Co-hosting the Al Jarvis show Hollywood on Television led to White producing her own vehicle, Life With Elizabeth. As a rare female producer, she developed the show alongside emerging writer-producer George Tibbles, who'd go on to work on such beloved shows as Dennis The Menace, Leave It To Beaver, and The Munsters. Though the show is not remembered much today, in 1951 it did earn White her first Emmy nomination of 21 (so far). Of these, she has won five times.

6. White loves a parade.

From 1962 to 1971, White hosted NBC's Macy's Thanksgiving Day Parade alongside Bonanza's Lorne Greene. But that's not all. For 20 years (1956-1976), she was also a color commentator for NBC’s annual Tournament of Roses Parade. However, as her fame grew on CBS's The Mary Tyler Moore Show, NBC decided they should pull White (and all the rival promotion that came with her) from their parade. It was a decision that was heartbreaking for White, who told People, "On New Year's Day I just sat home feeling wretched, watching someone else do my parade."

7. She has been married three times.


Getty Images

White and her first husband, Dick Barker, were married and divorced in the same year, 1945. After four months on Barker's rural Ohio chicken farm, White fled back to Los Angeles and her career as an entertainer. Soon after, she met agent Lane Allen, who became her husband in 1947, and her ex-husband in 1949 after he pushed her to quit show biz. She wouldn’t marry again until 1963, after she fell for widower/father of three/game show host Allen Ludden.

8. Her meet-cute with husband number three happened on Password.

Bubbly Betty was a regular on the game show circuit, but she met her match in 1961 when she was a celebrity guest on Password, hosted by Allen Ludden. Though White initially rebuffed Ludden's engagement ring (he wore it around his neck until she changed her mind), the pair stayed together until his death in 1981. Today, their stars on the Hollywood Walk Of Fame sit side-by-side.

9. White originally auditioned for the role of Blanche on The Golden Girls.

A photo of actress Betty White
Getty Images

Producers of the series thought of White for the role of the ensemble's promiscuous party girl because she'd long played the lusty Sue Ann Nivens on The Mary Tyler Moore Show. Meanwhile, they eyed Rue McClanahan for the part of naive country bumpkin Rose Nylund because of her work as the sweet but dopey Vivian Harmon on Maude. Director Jay Sandrich was worried about typecasting, so he asked the two to switch roles in the audition. And just like that, The Golden Girls history was made.

10. If she hadn't been an actor, she'd have been a zookeeper.

"Hands down," she confessed in a 2014 interview. This should come as little surprise to those aware of White's reputation as an avid animal lover and activist. Not only does she try to visit the local zoo of wherever she may travel, but also she's a supporter of the Farm Animal Reform Movement and Friends of Animals group, as well as a Los Angeles Zoo board member, who has donated "tens of thousands of dollars" over the past 40 years. In 2010, White founded a T-shirt line whose profits go to the Morris Animal Foundation.
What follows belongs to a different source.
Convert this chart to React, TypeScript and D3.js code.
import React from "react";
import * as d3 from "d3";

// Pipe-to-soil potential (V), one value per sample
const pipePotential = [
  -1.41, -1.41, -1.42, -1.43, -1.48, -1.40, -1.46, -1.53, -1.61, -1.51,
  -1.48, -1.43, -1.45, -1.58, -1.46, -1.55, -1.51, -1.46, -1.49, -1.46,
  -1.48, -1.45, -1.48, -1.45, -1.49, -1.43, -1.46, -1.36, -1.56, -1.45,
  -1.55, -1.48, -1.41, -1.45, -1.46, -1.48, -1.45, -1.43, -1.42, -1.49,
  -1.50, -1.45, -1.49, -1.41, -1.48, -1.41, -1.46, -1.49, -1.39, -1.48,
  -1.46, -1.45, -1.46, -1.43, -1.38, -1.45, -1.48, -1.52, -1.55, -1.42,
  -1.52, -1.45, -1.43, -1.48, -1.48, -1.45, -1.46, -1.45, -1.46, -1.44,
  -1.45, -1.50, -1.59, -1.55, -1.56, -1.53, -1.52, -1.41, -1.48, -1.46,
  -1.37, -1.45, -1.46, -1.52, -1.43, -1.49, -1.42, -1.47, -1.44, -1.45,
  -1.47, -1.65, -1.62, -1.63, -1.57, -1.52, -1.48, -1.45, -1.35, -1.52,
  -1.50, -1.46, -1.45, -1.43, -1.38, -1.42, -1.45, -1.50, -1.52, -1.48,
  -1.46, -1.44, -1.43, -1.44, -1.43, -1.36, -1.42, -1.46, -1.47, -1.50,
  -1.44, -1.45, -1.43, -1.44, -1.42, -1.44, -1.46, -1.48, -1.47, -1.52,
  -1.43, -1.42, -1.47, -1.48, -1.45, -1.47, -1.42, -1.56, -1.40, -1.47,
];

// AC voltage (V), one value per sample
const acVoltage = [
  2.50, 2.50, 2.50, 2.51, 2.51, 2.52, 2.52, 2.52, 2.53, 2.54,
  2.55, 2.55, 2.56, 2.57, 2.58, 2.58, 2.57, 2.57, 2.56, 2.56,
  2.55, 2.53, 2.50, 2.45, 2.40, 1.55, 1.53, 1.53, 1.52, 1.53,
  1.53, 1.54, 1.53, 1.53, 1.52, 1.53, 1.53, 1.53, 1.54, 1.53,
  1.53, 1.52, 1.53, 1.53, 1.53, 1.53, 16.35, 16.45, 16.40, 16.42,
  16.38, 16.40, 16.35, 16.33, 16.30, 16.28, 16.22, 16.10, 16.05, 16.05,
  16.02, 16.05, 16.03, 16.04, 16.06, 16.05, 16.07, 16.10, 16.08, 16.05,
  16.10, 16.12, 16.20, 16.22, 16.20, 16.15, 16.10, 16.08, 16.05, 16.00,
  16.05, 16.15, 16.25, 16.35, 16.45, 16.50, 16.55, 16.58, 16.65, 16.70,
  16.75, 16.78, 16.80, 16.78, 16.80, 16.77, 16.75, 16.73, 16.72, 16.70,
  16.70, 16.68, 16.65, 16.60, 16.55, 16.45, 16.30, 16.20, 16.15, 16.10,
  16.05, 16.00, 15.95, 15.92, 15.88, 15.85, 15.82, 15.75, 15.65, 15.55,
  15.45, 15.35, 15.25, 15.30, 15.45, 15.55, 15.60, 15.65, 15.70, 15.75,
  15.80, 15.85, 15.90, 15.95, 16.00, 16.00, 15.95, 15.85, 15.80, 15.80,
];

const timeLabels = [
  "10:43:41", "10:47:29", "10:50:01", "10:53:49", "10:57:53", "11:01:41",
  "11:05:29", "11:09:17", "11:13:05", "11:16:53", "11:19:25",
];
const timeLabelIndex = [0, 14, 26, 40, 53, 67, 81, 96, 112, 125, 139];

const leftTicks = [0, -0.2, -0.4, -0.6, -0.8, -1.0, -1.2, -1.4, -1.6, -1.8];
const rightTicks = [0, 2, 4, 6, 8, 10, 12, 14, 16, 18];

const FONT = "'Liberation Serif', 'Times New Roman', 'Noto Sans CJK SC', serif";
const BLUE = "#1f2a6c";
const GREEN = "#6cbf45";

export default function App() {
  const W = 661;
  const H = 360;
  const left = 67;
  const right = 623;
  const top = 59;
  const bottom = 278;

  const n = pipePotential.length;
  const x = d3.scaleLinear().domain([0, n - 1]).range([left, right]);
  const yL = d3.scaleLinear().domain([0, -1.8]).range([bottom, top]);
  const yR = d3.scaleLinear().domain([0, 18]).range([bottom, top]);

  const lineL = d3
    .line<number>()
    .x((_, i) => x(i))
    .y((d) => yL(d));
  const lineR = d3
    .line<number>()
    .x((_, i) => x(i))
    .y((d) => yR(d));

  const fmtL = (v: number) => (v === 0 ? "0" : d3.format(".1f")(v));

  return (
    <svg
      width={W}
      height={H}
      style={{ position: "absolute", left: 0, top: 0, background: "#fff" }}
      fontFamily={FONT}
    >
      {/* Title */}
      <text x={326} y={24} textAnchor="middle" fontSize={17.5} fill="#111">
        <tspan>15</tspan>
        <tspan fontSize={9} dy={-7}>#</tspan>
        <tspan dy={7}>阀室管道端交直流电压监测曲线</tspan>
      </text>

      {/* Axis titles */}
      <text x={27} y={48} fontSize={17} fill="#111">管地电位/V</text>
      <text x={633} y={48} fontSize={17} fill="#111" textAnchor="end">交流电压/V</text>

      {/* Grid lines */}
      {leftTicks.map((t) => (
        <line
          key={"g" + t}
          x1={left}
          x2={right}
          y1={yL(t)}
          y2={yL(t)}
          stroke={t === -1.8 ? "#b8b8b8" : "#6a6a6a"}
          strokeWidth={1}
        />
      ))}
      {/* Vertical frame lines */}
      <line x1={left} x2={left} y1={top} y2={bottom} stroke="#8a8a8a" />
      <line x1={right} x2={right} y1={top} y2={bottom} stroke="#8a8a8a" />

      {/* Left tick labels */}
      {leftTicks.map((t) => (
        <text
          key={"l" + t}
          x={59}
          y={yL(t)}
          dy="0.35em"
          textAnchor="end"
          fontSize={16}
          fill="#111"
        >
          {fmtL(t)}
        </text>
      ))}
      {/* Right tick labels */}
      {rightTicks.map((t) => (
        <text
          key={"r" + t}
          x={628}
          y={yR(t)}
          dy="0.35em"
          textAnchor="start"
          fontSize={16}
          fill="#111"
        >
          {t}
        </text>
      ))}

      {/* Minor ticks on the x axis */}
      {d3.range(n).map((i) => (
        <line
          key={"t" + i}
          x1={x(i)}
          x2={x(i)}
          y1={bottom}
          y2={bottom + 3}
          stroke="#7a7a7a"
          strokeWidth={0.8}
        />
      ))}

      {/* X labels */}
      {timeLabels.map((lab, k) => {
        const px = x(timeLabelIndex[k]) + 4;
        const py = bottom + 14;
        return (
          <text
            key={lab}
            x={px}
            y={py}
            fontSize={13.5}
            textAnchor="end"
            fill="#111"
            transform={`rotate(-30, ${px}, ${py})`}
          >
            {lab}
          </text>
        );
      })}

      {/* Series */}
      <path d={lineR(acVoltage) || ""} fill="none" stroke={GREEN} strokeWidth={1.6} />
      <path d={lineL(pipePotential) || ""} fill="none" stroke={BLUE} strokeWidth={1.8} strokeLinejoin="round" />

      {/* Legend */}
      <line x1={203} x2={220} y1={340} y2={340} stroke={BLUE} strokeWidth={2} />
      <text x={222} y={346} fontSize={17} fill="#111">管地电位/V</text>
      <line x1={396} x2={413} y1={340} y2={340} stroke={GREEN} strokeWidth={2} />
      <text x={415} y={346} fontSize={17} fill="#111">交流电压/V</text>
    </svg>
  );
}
11. She passed on a role in As Good as It Gets because of an animal cruelty scene.

A photo of actress Betty White
Getty Images

White was offered the part of Beverly Connelly, onscreen mother to Helen Hunt, in the Oscar-winning movie As Good as It Gets. But the devoted animal lover was horrified by the scene where Jack Nicholson's curmudgeonly anti-hero pitches a small dog down the trash chute of his apartment building. On The Joy Behar Show White explained, "All I could think of was all the people out there watching that movie … and if there's a dog in the building that's barking or they don't like—boom! They do it." She complained to director James L. Brooks in hopes of having the scene cut. Instead, he kept it and cast Shirley Knight in the role.
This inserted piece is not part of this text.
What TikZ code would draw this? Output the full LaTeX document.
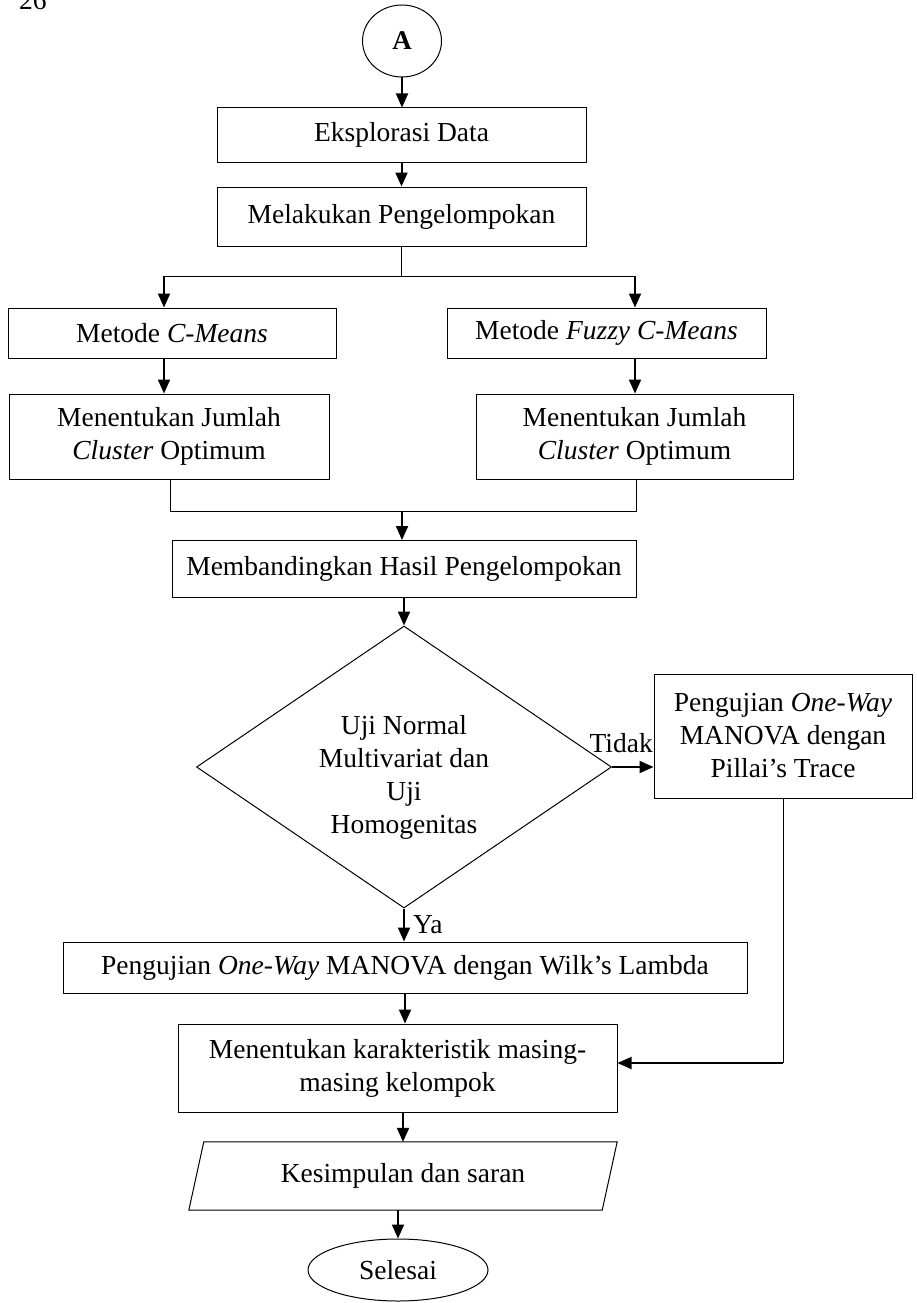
\documentclass[tikz,border=0pt]{standalone}
\usepackage{fontspec}
\setmainfont{Liberation Serif}
\usetikzlibrary{arrows.meta,shapes.geometric}
\begin{document}
\begin{tikzpicture}[x=1pt,y=-1pt,
  every node/.style={font=\fontsize{27.5}{33}\selectfont, inner sep=2pt},
  box/.style={draw, line width=1pt, rectangle, align=center},
  arr/.style={line width=2pt, -{Triangle[length=14pt,width=12pt]}},
  ln/.style={line width=1pt}]
\useasboundingbox (0,0) rectangle (917,1303);
\node[anchor=base west, inner sep=0pt] (pg) at (19,10) {26};
\node[ellipse, draw, line width=1pt, minimum width=79pt, minimum height=72pt, inner sep=0pt] (A) at (402,41) {\fontsize{27}{30}\selectfont\bfseries A};
\node[box, minimum width=369pt, minimum height=54pt] (eks) at (401.5,135) {Eksplorasi Data};
\node[box, minimum width=369pt, minimum height=59pt] (mel) at (401.5,216.5) {Melakukan Pengelompokan};
\node[box, minimum width=328pt, minimum height=50pt] (cm) at (172,333) {Metode \textit{C-Means}};
\node[box, minimum width=319pt, minimum height=50pt] (fcm) at (606.5,333) {Metode \textit{Fuzzy C-Means}};
\node[box, minimum width=320pt, minimum height=85pt] (jl) at (169,436.5) {Menentukan Jumlah\\\textit{Cluster} Optimum};
\node[box, minimum width=317pt, minimum height=85pt] (jr) at (634.5,436.5) {Menentukan Jumlah\\\textit{Cluster} Optimum};
\node[box, minimum width=464pt, minimum height=57pt] (band) at (404,569) {Membandingkan Hasil Pengelompokan};
\node[diamond, draw, line width=1pt, minimum width=415pt, minimum height=282pt, inner sep=0pt] (dec) at (404,767) {};
\node[align=center] (dect) at (404,777) {Uji Normal\\Multivariat dan\\Uji\\Homogenitas};
\node[box, minimum width=258pt, minimum height=124pt] (pil) at (783,736) {Pengujian \textit{One}-\textit{Way}\\MANOVA dengan\\Pillai’s Trace};
\node[box, minimum width=684pt, minimum height=51pt] (wilk) at (405,967.5) {Pengujian \textit{One}-\textit{Way} MANOVA dengan Wilk’s Lambda};
\node[box, minimum width=439pt, minimum height=88pt] (kar) at (397.5,1068) {Menentukan karakteristik masing-\\masing kelompok};
\node[minimum width=413pt, minimum height=68pt] (kes) at (403,1176) {Kesimpulan dan saran};
\draw[ln] ([xshift=7.5pt]kes.north west) -- ([xshift=7.5pt]kes.north east) -- ([xshift=-7.5pt]kes.south east) -- ([xshift=-7.5pt]kes.south west) -- cycle;
\node[ellipse, draw, line width=1pt, minimum width=180pt, minimum height=62pt] (sel) at (398,1270) {Selesai};
% connectors
\draw[arr] (A.south) -- (A.south |- eks.north);
\draw[arr] (eks.south) -- (mel.north);
\coordinate (bl) at (164,276);
\coordinate (brr) at (635,276);
\coordinate (bm) at (401.5,276);
\draw[ln] (mel.south) -- (bm);
\draw[ln] (bl) -- (brr);
\draw[arr] (bl) -- (bl |- cm.north);
\draw[arr] (brr) -- (brr |- fcm.north);
\draw[arr] (bl |- cm.south) -- (bl |- jl.north);
\draw[arr] (brr |- fcm.south) -- (brr |- jr.north);
\coordinate (ml) at (170,511);
\coordinate (mr) at (636,511);
\coordinate (mm) at (402,511);
\draw[ln] (ml |- jl.south) -- (ml) -- (mr) -- (mr |- jr.south);
\draw[arr] (mm) -- (mm |- band.north);
\draw[arr] (band.south) -- (dec.north);
\draw[arr] (dec.east) -- (pil.west |- dec.east);
\node[anchor=base east, inner sep=0pt] (tidak) at (653,752) {Tidak};
\draw[arr] (dec.south) -- (dec.south |- wilk.north);
\node[anchor=base west, inner sep=0pt] (ya) at (413,933) {Ya};
\draw[arr] (wilk.south) -- (wilk.south |- kar.north);
\coordinate (pk) at (783,1063);
\draw[ln] (pil.south) -- (pk);
\draw[arr] (pk) -- (kar.east |- pk);
\draw[arr] (kes.north |- kar.south) -- (kes.north);
\draw[arr] (sel.north |- kes.south) -- (sel.north);
\end{tikzpicture}
\end{document}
12. A Facebook campaign made White the oldest person to ever host Saturday Night Live.

In 2010, a Facebook group called Betty White To Host SNL … Please? gathered so many fans (nearly a million) and so much media attention that SNL executive producer Lorne Michaels was happy to make it happen. At 88 years old, White set a new record. Her episode, for which many of the show's female alums returned, also won rave reviews, and gave the show's highest ratings in 18 months. White won her fifth Emmy for this performance.

13. She is the oldest person to earn an Emmy nomination.


Getty Images

In 2014, White earned an Emmy nod for Outstanding Host for a Reality or Reality-Competition Program for the senior citizen-centric prank show Betty White's Off Their Rockers. She was 92. She also holds the record for the longest span between Emmy nominations, between her first (1951) and last (so far).  

14. She loves junk food.

The key to aging gracefully has nothing to do with health food as far as White is concerned. In 2011, her Hot in Cleveland co-star Jane Leeves dished on White's snacking habits, "She eats Red Vines, hot dogs, French fries, and Diet Coke. If that's key, maybe she's preserved because of all the preservatives." Fellow co-star Wendie Malick concurred, "She eats red licorice, like, ridiculously a lot. She seems to exist on hot dogs and French fries." 

15. She wants Robert Redford.

A photo of actor Robert Redford
Getty Images

White once gave this cheeky confession: “My answer to anything under the sun, like ‘What have you not done in the business that you’ve always wanted to do?’ is ‘Robert Redford.'” Though she has more than 110 film and television credits on her filmography, White has never worked with the Out of Africa star, who is 14 years her junior.